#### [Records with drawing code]
● ● ● ●

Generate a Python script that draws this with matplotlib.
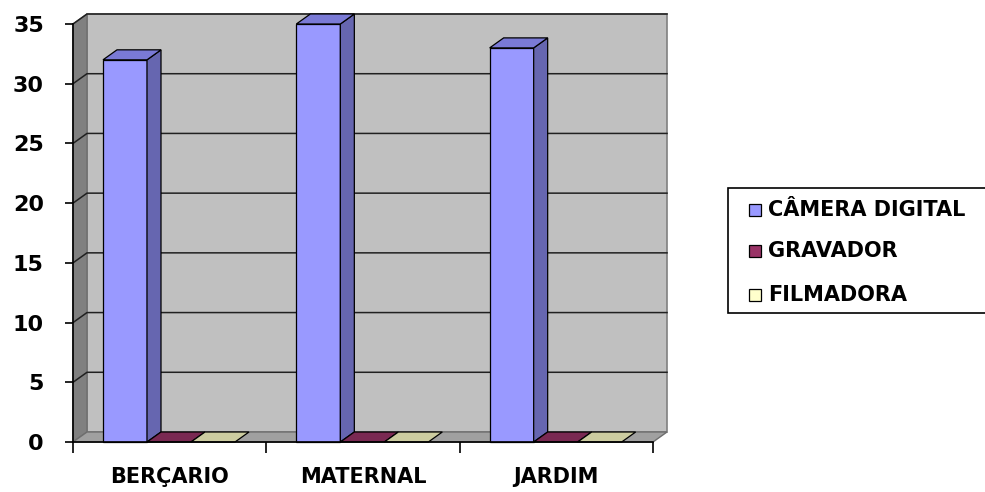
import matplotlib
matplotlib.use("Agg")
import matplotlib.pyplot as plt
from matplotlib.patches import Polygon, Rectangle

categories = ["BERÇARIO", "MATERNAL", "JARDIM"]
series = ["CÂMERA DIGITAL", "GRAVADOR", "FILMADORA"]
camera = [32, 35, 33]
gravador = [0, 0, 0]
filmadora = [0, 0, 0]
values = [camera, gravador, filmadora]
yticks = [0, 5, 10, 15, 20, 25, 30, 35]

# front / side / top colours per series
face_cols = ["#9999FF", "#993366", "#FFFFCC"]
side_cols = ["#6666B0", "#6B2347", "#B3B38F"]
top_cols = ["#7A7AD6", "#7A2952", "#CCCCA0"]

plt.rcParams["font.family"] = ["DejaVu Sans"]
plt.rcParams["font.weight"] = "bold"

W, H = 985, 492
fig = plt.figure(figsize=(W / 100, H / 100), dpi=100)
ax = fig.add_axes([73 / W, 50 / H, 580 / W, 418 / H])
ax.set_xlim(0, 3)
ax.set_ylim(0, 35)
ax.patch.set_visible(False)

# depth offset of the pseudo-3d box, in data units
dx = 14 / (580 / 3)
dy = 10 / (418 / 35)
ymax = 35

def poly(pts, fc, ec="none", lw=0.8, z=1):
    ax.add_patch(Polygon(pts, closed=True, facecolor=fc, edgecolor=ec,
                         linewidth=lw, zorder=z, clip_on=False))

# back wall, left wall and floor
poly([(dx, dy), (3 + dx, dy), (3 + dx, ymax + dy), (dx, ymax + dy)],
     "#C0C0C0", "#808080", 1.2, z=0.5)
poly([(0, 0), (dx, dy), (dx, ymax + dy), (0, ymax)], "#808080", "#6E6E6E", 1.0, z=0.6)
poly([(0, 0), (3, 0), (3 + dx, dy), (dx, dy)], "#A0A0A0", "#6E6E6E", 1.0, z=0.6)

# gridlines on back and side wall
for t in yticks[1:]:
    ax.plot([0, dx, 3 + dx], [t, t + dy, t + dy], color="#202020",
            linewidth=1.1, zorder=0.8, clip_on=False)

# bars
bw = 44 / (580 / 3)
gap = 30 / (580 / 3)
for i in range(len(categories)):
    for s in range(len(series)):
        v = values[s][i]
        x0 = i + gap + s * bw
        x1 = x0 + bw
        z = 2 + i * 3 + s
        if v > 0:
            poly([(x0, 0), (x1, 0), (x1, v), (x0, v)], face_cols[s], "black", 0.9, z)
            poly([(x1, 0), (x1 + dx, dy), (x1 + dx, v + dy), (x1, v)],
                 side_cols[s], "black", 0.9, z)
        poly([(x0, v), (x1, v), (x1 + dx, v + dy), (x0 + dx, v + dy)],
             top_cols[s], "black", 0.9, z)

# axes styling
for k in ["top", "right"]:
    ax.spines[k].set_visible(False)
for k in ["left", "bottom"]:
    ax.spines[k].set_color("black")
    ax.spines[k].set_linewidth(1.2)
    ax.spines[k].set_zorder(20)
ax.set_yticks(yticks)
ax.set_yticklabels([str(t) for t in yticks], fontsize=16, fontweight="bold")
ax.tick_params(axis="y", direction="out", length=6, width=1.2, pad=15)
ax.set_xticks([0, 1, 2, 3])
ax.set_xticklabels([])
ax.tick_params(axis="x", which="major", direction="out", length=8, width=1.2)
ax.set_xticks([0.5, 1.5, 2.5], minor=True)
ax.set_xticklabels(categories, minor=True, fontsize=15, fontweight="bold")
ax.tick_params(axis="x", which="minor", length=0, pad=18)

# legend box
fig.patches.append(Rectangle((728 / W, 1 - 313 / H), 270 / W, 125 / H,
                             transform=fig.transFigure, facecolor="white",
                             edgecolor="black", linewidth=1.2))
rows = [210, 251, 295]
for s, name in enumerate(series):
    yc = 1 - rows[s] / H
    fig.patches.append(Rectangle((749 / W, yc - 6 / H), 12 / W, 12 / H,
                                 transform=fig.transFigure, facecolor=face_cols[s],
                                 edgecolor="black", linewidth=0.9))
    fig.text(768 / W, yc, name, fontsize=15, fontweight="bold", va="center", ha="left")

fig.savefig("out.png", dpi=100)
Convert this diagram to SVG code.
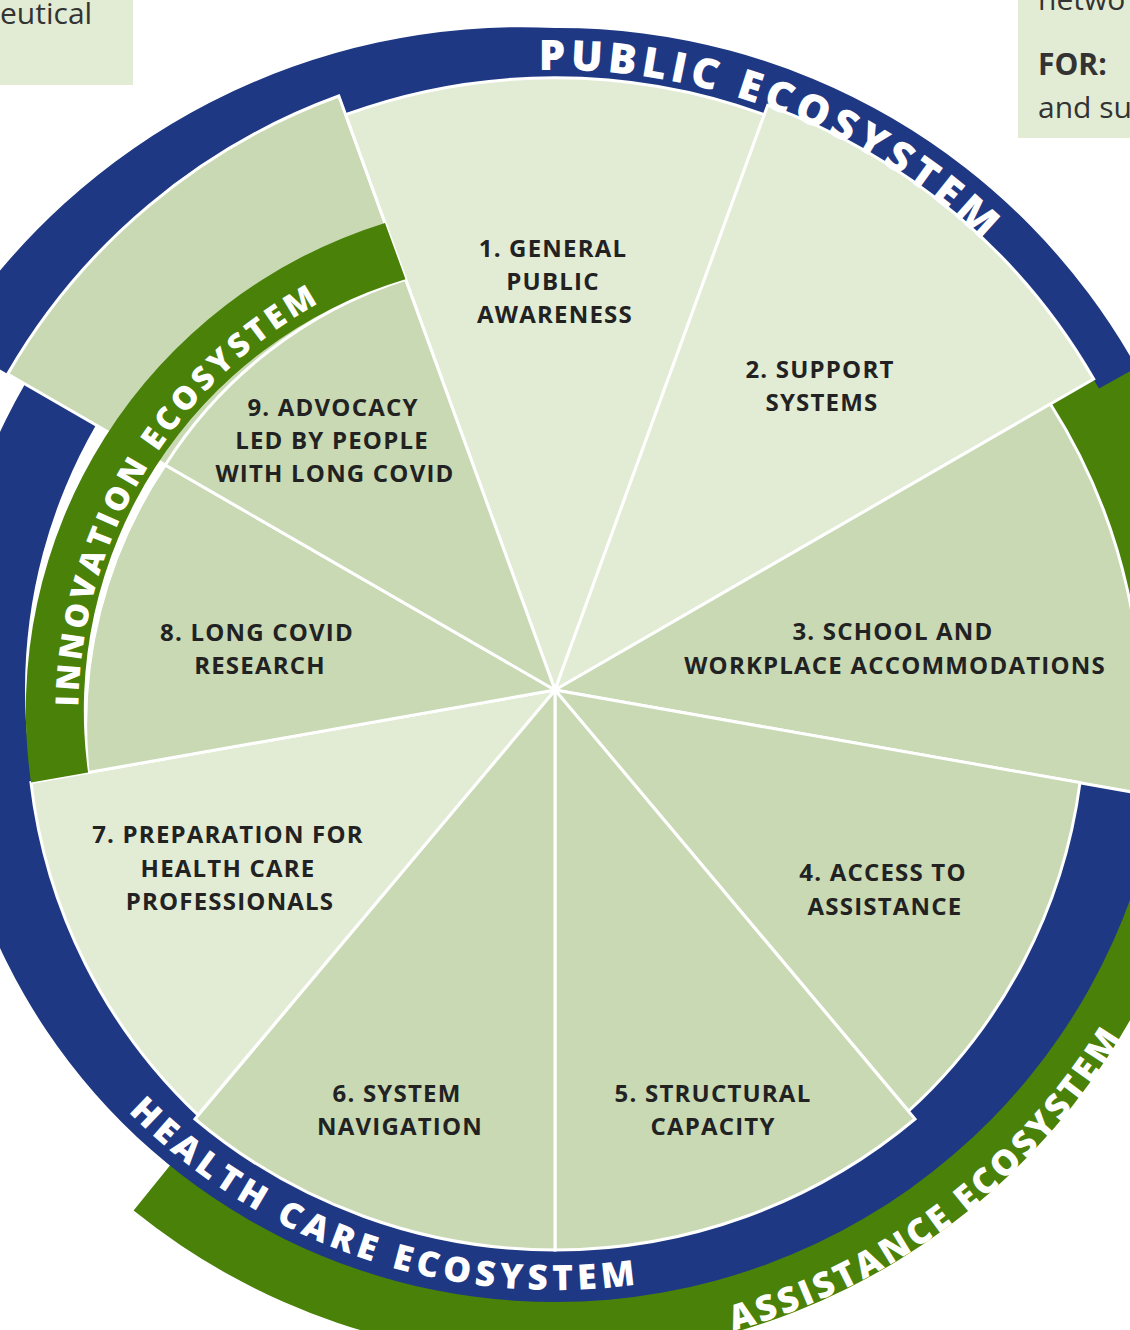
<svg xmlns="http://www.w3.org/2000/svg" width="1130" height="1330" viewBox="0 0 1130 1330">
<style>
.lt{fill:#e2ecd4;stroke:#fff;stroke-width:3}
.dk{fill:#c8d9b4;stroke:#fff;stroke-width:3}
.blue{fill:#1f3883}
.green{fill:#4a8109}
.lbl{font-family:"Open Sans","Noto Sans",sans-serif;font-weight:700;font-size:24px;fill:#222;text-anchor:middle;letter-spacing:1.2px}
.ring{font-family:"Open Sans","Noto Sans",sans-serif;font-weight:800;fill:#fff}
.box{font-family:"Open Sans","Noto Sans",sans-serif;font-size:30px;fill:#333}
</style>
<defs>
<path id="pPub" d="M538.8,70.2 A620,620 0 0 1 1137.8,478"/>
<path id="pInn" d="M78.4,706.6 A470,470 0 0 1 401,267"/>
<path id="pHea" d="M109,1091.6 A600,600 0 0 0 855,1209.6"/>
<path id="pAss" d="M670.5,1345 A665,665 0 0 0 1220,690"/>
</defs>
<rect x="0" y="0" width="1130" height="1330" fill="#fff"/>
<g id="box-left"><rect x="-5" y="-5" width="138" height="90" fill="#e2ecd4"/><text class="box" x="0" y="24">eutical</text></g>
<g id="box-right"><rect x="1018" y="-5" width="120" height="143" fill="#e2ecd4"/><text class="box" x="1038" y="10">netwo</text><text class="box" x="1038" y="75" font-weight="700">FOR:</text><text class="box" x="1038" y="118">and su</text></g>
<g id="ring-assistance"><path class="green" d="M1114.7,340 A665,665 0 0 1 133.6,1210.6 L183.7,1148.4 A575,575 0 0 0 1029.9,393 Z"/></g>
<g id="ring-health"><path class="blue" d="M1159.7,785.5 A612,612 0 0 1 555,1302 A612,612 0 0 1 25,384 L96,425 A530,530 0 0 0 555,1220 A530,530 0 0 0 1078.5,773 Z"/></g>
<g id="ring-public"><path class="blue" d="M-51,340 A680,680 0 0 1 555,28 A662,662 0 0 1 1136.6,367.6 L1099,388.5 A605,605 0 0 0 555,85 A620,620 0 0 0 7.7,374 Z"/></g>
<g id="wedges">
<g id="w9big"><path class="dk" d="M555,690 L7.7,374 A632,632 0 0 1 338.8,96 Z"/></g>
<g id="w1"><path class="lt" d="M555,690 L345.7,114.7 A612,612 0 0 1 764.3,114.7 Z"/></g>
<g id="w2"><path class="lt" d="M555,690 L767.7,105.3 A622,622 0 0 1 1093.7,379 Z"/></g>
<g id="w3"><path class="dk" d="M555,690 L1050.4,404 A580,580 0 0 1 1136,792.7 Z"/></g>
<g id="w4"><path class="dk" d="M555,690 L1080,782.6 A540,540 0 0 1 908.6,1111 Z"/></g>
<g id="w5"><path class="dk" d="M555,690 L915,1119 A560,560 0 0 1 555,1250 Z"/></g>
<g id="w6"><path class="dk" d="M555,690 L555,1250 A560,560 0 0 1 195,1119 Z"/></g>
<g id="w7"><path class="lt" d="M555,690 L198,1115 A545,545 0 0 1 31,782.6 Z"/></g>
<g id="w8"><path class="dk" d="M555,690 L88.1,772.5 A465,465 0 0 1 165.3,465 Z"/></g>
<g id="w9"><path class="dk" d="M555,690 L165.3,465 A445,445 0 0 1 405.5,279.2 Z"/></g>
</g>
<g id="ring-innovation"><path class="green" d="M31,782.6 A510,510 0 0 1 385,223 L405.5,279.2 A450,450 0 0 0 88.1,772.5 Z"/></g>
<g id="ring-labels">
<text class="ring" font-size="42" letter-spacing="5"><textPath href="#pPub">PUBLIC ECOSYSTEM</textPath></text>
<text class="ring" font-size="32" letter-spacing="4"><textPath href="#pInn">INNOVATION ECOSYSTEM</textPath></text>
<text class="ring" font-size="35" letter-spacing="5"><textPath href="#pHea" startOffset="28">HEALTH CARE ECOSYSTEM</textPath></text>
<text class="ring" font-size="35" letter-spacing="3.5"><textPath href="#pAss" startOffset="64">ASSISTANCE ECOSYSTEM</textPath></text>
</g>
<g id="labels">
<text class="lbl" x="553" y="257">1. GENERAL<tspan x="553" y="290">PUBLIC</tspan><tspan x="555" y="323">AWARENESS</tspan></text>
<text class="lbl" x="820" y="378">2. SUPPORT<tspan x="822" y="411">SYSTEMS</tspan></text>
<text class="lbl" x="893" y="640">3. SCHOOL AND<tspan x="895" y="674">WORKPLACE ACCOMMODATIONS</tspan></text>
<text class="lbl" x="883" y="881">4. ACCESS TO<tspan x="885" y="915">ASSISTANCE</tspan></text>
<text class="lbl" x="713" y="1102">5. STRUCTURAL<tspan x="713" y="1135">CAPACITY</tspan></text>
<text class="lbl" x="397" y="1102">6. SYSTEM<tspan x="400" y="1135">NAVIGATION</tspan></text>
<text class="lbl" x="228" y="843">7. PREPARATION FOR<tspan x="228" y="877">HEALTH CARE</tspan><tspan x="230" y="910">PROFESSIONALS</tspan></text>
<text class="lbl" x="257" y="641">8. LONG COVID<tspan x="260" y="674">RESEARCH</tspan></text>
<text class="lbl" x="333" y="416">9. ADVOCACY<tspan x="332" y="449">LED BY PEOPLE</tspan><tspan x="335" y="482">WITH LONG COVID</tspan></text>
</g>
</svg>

● ● ● ●

#### [Problem requirements]
Reproduce only the lines running from the beginning of the entries above to the line holding "from matplotlib.patches import", inclusive. Pictures stay out of the copy.

#### [Solved problem]
Generate a Python script that draws this with matplotlib.
import matplotlib
matplotlib.use("Agg")
import matplotlib.pyplot as plt
from matplotlib.patches import Polygon, Rectangle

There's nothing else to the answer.